Autophagy is a self-degradation process whereby cells can orderly clear defective organelles and recycle macromolecules as a nutrient source. Autophagy is elevated and essential for the tumorigenic growth of KRAS- mutant pancreatic ductal adenocarcinoma (PDAC), providing the rationale for clinical evaluation of the autophagy inhibitor hydroxychloroquine (HCQ) for PDAC. Disappointingly, when used as monotherapy or in combination with standard of care, HCQ has shown limited to no clinical efficacy for PDAC. We recently determined that the treatment of PDAC with inhibitors of the key KRAS effector pathway, the RAF-MEK-ERK mitogenic activated protein kinase (MAPK) cascade, unexpectedly caused further elevation of autophagy, rendering PDAC acutely dependent on this process, and hypersensitive to autophagy inhibition. We determined that ERK inhibition impaired other critical processes that then led to compensatory upregulation of autophagy. Our findings, together with essentially identical conclusions by another independent co-published study, have led to the initiation of clinical trials evaluating either MEK (trametinib, binimetinib) or ERK (LY3214996) inhibitor in combination with HCQ for metastatic KRAS-mutant PDAC. While early observations from compassionate use of this combination support a significant clinical impact, our preliminary studies support our premise that we can improve upon this therapy. We propose three aims to further advance autophagy inhibition as an anti-RAS therapeutic approach. First, we will determine if the ERK MAPK + HCQ combination will be similarly effective in KRAS/NRAS/BRAF- mutant CRC (Aim 1). HCQ is a lysosome inhibitor and consequently not selective for autophagy. We hypothesize that inhibitors of the ULK1/2 serine/threonine protein kinases, key initiators of starvation-induced autophagy, will act as more specific autophagy inhibitors. However, as with all protein kinase inhibitors, inhibitor-induced compensatory mechanisms will promote resistance to ULK inhibitor efficacy. Additionally, a comprehensive determination of ULK1/2 substrates remains to be completed. Thus, we will determine the direct and compensatory effects of ULK inhibition on the phosphoproteome and kinome to critically evaluate ULK inhibitors as autophagy inhibitors (Aim 2).

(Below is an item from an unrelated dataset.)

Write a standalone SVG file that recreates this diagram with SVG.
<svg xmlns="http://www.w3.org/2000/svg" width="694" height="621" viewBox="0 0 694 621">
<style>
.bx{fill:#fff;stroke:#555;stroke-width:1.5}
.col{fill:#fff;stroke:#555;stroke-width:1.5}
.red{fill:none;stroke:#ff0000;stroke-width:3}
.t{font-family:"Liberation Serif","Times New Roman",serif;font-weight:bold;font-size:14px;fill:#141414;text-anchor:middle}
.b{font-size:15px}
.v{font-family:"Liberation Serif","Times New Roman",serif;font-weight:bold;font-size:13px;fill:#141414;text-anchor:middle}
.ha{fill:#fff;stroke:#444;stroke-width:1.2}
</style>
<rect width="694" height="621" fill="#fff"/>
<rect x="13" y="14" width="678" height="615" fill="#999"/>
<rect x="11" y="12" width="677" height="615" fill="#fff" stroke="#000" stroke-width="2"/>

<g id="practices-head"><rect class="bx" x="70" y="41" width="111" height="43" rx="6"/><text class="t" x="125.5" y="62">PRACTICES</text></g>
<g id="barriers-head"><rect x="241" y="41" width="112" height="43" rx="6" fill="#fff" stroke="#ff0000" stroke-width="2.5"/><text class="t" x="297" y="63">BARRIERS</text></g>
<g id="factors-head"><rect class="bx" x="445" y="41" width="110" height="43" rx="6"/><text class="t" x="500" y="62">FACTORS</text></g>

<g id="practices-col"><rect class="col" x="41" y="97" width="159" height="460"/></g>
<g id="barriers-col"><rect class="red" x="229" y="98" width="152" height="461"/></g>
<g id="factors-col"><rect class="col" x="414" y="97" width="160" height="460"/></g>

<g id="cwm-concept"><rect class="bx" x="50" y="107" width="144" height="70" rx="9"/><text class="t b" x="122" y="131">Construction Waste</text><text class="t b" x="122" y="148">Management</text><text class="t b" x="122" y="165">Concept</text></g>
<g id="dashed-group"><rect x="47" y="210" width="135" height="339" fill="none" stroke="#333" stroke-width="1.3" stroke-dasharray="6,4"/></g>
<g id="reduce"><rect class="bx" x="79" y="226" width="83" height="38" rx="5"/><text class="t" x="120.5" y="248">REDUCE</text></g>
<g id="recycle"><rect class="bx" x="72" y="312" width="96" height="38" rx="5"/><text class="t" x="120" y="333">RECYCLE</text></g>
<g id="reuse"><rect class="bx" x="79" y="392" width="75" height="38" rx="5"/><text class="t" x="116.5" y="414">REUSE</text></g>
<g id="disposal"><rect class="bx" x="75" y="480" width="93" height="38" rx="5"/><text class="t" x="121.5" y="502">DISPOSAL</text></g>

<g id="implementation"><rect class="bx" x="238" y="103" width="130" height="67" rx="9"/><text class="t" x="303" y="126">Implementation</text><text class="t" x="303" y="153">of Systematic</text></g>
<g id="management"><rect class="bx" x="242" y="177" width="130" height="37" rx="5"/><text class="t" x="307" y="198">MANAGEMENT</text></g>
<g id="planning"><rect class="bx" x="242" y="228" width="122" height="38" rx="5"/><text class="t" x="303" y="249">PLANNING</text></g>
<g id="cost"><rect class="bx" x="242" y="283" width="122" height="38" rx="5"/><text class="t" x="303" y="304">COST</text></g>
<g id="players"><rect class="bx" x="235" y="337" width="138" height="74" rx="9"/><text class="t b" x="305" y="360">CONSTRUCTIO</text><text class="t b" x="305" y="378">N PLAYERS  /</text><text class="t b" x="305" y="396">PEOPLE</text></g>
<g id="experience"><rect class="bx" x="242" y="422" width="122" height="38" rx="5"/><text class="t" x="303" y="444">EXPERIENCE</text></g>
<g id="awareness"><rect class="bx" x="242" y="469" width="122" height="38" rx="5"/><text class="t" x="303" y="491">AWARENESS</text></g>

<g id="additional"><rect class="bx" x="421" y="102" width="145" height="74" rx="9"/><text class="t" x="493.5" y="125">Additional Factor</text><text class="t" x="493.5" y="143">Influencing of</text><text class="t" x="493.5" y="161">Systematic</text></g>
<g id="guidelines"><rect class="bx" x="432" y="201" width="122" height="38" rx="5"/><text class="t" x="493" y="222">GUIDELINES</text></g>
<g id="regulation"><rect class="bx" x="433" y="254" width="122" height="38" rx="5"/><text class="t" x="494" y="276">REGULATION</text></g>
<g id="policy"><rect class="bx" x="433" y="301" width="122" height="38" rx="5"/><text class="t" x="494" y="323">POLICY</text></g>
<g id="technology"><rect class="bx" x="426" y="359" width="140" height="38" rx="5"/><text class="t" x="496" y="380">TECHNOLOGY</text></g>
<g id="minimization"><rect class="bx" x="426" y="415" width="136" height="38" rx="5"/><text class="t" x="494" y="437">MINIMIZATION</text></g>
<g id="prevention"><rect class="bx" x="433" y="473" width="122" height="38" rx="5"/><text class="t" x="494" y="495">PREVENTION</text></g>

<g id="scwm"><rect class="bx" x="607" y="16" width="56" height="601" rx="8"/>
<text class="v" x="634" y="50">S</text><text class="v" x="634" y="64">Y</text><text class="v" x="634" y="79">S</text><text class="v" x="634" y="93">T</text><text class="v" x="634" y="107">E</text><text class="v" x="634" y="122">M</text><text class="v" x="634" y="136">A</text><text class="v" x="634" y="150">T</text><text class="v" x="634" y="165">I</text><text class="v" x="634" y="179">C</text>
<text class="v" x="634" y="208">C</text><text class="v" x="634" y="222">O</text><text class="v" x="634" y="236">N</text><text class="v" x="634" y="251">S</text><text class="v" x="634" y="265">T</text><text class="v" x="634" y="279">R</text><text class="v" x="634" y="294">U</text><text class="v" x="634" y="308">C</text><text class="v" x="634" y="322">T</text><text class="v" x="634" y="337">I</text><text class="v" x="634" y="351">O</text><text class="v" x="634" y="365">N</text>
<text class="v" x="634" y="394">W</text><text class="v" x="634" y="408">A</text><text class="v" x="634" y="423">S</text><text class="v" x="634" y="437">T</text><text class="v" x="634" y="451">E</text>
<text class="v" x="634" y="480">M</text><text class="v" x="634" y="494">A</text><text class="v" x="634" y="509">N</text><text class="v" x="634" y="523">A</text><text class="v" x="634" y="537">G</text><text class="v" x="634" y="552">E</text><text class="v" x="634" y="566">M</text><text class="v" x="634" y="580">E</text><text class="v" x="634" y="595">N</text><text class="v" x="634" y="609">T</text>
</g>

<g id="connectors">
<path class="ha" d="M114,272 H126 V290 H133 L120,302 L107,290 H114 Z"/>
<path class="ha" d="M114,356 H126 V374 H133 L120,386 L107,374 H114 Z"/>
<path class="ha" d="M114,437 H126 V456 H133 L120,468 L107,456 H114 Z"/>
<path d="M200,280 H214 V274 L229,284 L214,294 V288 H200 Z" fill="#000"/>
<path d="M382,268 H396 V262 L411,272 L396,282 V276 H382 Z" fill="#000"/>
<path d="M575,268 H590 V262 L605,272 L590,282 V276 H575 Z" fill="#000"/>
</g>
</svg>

Our Aim 3 studies are based on our application of a 2,500-gene druggable genome CRISPR/Cas9 genetic-loss-of-function screen to identify genes that modulate CQ anti-tumor activity. The identified hits that either enhance or reduce CQ growth inhibition activity represent candidate combinations or biomarkers for CQ resistance, respectively. We have identified mediators of the DNA damage response and cell cycle regulators as two major classes of resistance-promoting genes. We will mechanistically dissect these relationships and determine how inhibition of members of these pathways influences autophagic flux. In summary, our studies will enhance our understanding of autophagy regulation in cancer and aid in the development of novel combination therapies to target autophagy for the treatment of KRAS-mutant cancers.

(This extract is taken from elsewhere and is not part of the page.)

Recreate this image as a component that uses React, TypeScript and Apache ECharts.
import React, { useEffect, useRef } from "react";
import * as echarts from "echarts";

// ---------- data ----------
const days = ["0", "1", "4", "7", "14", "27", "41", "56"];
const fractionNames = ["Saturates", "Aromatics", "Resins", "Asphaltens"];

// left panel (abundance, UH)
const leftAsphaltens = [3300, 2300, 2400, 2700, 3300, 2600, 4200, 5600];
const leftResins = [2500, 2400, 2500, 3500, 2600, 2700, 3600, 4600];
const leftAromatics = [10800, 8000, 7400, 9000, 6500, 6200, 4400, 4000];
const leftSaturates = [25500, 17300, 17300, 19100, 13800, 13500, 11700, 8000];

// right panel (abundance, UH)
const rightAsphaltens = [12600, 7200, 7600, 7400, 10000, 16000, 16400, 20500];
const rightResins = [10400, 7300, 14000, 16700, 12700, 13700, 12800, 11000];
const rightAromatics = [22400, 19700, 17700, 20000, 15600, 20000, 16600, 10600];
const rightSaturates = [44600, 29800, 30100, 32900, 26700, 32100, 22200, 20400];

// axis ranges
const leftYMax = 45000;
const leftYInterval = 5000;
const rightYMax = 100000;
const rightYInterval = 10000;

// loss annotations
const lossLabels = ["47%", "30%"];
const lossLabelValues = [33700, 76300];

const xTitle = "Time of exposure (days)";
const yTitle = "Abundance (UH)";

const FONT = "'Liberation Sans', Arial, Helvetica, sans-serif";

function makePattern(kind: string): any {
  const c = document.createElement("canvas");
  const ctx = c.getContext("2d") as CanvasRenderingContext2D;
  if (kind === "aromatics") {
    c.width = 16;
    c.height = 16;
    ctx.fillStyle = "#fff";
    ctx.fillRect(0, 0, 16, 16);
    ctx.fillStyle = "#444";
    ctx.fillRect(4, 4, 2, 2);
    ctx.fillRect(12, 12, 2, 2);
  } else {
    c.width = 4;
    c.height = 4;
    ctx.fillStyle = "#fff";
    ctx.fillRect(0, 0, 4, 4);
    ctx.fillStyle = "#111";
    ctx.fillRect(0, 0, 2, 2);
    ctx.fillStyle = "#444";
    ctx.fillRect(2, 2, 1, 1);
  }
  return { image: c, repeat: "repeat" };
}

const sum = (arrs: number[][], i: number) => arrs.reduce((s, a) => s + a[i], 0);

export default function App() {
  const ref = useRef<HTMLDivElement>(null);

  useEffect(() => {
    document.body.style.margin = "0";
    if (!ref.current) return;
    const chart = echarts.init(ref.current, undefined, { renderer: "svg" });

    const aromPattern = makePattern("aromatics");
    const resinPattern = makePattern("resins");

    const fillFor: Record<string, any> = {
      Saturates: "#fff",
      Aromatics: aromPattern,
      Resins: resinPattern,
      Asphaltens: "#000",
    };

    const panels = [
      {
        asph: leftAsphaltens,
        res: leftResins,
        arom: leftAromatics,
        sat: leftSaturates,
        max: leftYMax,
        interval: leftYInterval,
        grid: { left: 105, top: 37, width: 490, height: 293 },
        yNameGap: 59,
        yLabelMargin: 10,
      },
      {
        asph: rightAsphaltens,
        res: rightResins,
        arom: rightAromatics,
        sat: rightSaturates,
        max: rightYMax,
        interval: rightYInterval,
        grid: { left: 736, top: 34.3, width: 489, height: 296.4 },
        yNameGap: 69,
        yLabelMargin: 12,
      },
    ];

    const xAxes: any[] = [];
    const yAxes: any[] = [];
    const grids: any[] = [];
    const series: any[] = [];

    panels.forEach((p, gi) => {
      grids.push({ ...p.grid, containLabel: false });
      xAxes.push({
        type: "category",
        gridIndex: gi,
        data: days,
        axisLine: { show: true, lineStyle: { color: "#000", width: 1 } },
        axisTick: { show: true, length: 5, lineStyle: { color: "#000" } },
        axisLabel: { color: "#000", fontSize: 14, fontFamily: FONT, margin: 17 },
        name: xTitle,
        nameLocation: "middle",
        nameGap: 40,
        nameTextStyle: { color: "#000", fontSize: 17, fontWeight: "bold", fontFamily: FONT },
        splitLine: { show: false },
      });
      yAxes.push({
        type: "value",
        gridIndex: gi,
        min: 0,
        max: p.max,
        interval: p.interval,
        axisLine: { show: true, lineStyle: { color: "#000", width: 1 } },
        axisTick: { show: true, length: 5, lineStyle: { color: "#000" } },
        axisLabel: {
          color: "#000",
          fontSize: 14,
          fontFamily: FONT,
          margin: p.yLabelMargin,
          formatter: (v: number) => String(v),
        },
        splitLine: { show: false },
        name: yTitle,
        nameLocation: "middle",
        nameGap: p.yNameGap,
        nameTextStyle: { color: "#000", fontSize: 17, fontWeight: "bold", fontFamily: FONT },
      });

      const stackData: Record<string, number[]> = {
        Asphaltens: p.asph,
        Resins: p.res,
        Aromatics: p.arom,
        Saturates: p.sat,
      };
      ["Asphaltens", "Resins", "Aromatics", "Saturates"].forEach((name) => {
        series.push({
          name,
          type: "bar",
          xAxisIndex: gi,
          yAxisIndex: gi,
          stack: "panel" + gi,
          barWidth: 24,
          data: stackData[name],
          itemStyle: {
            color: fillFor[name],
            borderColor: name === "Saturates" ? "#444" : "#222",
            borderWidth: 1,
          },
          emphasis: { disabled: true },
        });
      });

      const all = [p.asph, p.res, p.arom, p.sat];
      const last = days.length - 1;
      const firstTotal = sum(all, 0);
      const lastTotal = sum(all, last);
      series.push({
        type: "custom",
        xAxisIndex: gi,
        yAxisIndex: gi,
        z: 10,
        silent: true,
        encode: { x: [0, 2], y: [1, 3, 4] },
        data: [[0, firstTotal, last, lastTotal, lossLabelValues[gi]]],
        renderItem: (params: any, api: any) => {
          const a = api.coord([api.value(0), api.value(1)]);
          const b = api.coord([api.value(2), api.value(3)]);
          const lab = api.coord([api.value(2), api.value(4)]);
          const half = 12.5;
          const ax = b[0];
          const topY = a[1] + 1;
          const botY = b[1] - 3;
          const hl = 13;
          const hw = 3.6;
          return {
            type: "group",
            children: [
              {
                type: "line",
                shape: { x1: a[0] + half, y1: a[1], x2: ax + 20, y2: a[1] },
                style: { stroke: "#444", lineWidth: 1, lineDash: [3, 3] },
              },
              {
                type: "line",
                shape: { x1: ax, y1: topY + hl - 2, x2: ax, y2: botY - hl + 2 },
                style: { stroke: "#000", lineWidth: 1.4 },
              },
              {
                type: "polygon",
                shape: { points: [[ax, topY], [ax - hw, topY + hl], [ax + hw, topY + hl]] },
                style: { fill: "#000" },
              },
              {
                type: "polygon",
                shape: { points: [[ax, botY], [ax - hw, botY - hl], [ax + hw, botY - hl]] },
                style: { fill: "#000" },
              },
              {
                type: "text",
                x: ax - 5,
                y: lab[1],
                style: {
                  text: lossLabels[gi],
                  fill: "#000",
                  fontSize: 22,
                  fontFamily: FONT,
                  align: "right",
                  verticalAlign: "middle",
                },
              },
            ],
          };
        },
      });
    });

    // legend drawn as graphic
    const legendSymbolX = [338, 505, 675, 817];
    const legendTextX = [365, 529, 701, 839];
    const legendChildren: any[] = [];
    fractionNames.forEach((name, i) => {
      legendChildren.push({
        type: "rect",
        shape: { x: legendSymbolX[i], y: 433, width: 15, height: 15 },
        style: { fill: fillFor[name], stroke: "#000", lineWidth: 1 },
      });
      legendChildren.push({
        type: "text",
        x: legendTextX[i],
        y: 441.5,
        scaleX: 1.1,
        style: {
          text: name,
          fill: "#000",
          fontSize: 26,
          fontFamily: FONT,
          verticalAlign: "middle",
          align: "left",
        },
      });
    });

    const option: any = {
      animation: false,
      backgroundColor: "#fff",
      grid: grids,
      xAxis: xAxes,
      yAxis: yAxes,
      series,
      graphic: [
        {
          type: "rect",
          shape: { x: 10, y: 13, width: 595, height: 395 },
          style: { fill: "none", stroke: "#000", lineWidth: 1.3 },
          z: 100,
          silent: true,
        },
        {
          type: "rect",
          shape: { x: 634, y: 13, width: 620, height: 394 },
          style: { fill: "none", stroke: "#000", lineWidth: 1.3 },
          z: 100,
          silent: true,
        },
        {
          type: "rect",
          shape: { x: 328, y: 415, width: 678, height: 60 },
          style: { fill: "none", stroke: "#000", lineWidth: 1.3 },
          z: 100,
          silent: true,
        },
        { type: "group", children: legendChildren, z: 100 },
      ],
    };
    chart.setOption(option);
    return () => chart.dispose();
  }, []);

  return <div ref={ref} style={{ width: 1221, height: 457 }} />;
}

In pancreatic cancer, 95% of patients possess mutational activation of the KRAS oncoprotein, leading to persistent activation of the RAF-MEK-ERK mitogen-activated protein kinase cascade. Our studies have targeted this pathway as a strategy to create a dependence on autophagy, which we can subsequently co-target for the treatment of KRAS-mutant pancreatic cancer. We propose studies to facilitate further clinical advancement of novel combination anti-autophagy strategies.